• Problem description
Copy each line holding the string "React".
*** Records for this task
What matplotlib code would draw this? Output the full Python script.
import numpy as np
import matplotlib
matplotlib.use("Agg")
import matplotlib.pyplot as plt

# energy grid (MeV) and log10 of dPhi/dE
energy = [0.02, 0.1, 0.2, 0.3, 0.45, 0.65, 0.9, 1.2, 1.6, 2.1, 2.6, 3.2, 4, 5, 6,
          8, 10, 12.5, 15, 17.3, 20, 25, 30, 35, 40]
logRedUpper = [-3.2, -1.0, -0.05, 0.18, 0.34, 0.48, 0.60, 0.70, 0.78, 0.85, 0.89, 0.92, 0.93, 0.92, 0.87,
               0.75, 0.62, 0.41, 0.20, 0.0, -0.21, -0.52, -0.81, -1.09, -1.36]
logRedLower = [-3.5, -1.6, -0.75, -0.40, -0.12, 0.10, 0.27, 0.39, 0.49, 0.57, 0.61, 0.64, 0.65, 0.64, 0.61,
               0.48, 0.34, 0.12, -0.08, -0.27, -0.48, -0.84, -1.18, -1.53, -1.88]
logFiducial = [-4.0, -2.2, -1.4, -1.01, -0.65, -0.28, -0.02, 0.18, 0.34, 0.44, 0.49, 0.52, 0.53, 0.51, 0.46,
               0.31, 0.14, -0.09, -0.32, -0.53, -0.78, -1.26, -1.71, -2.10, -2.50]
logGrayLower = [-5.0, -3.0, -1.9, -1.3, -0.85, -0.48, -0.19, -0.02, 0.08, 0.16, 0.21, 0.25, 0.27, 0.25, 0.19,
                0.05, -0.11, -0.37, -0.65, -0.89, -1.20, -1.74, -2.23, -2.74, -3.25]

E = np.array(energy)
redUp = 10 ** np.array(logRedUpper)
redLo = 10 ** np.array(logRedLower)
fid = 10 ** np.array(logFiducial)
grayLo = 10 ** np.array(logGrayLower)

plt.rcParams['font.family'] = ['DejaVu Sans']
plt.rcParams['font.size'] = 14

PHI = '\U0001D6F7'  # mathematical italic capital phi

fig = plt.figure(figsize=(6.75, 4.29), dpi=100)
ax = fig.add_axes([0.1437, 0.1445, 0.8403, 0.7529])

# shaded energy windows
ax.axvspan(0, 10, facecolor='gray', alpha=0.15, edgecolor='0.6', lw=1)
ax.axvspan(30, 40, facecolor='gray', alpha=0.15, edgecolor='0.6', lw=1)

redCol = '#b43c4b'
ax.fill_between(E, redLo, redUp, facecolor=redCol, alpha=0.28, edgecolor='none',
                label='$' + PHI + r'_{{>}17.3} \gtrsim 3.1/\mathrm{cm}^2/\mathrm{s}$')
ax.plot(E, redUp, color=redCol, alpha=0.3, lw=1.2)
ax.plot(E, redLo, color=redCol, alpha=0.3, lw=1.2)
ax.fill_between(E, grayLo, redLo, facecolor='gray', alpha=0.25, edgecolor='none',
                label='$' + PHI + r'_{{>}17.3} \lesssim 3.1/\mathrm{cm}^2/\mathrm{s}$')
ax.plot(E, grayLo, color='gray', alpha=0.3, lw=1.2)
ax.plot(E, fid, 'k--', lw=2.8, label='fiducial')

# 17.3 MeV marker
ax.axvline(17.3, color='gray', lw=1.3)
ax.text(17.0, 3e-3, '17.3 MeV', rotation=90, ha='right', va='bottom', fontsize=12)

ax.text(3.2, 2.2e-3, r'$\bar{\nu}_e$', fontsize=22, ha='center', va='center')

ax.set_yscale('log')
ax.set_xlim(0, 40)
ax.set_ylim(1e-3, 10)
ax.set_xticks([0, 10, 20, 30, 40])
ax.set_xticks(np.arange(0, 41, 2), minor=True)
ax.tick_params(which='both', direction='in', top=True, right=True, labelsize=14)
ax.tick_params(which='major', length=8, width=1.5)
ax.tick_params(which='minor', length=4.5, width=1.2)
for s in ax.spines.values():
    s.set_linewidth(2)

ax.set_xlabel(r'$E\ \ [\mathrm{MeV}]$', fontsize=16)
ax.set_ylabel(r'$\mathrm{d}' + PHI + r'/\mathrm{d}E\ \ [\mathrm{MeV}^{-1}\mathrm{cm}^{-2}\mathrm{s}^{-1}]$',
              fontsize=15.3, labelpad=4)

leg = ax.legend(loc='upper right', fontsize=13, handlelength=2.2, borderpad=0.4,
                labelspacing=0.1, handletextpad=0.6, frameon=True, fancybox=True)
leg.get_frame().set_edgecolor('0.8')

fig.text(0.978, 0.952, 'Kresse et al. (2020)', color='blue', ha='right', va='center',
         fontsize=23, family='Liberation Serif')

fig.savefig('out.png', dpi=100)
******
*** Records for this task
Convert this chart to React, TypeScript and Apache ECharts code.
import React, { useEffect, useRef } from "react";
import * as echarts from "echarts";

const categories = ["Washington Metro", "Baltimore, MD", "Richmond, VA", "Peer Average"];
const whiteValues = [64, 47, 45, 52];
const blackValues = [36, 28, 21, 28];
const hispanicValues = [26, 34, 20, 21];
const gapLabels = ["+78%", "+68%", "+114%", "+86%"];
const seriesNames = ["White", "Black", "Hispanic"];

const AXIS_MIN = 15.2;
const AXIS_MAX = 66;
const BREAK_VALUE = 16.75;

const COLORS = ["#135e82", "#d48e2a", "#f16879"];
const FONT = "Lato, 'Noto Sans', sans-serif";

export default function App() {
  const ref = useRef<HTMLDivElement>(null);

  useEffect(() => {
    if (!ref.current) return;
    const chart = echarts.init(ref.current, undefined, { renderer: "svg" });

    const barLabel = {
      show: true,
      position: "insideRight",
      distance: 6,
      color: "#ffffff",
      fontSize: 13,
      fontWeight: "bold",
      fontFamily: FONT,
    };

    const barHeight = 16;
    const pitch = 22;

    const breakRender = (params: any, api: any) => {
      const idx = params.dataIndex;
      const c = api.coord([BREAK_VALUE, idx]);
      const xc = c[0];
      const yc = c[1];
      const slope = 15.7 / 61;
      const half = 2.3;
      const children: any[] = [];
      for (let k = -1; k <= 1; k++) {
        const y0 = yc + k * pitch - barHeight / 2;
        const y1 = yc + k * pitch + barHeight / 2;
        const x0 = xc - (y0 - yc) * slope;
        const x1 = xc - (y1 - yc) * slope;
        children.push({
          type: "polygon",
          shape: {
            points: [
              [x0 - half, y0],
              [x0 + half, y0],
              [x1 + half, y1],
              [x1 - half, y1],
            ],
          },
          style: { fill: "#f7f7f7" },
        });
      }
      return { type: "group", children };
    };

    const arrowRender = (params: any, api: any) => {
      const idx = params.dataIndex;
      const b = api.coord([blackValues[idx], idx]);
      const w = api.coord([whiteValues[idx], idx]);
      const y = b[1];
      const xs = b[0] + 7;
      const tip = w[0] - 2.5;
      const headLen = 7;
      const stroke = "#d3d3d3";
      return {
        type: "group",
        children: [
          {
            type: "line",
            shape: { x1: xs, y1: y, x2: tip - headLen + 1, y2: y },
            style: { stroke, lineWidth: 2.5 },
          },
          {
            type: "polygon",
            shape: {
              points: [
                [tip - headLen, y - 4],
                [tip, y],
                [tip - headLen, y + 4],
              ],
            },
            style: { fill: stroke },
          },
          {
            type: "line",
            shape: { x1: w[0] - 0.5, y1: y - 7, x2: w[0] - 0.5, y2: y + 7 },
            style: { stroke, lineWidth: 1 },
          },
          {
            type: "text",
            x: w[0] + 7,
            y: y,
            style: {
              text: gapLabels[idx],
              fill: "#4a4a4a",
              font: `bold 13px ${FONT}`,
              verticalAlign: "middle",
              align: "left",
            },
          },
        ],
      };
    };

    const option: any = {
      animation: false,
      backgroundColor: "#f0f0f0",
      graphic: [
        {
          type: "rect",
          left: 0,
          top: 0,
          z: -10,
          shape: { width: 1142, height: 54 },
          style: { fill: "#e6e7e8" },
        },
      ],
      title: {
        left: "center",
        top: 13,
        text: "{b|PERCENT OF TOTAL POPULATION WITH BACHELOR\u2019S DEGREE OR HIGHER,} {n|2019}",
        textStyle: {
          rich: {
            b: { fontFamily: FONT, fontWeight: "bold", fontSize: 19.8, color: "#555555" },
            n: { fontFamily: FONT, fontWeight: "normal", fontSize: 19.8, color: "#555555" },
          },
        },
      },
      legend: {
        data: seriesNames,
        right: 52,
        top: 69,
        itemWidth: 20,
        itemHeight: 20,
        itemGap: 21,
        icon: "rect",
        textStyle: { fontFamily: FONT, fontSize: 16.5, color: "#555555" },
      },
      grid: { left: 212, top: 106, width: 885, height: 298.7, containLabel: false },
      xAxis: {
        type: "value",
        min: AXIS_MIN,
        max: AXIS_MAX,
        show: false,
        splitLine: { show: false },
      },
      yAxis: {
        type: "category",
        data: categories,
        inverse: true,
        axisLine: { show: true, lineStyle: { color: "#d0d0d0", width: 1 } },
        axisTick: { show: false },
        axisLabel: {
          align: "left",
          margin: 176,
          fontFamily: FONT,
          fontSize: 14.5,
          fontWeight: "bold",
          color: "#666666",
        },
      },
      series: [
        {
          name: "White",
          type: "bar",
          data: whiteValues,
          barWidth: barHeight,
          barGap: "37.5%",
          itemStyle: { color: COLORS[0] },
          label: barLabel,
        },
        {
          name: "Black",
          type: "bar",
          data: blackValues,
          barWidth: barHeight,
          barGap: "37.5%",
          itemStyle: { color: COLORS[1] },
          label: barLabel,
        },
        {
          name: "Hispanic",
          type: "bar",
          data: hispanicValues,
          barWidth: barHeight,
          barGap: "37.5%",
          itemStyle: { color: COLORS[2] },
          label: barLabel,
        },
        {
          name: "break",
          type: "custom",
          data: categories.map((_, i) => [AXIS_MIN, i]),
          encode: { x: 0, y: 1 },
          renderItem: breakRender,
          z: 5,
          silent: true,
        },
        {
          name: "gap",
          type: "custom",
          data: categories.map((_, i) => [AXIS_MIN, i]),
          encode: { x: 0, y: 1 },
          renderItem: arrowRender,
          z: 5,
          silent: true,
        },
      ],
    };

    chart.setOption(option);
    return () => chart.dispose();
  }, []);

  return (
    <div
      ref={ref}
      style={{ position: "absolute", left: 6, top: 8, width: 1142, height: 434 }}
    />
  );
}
******
• Exercise output
Convert this chart to React, TypeScript and Apache ECharts code.
import React, { useEffect, useRef } from "react";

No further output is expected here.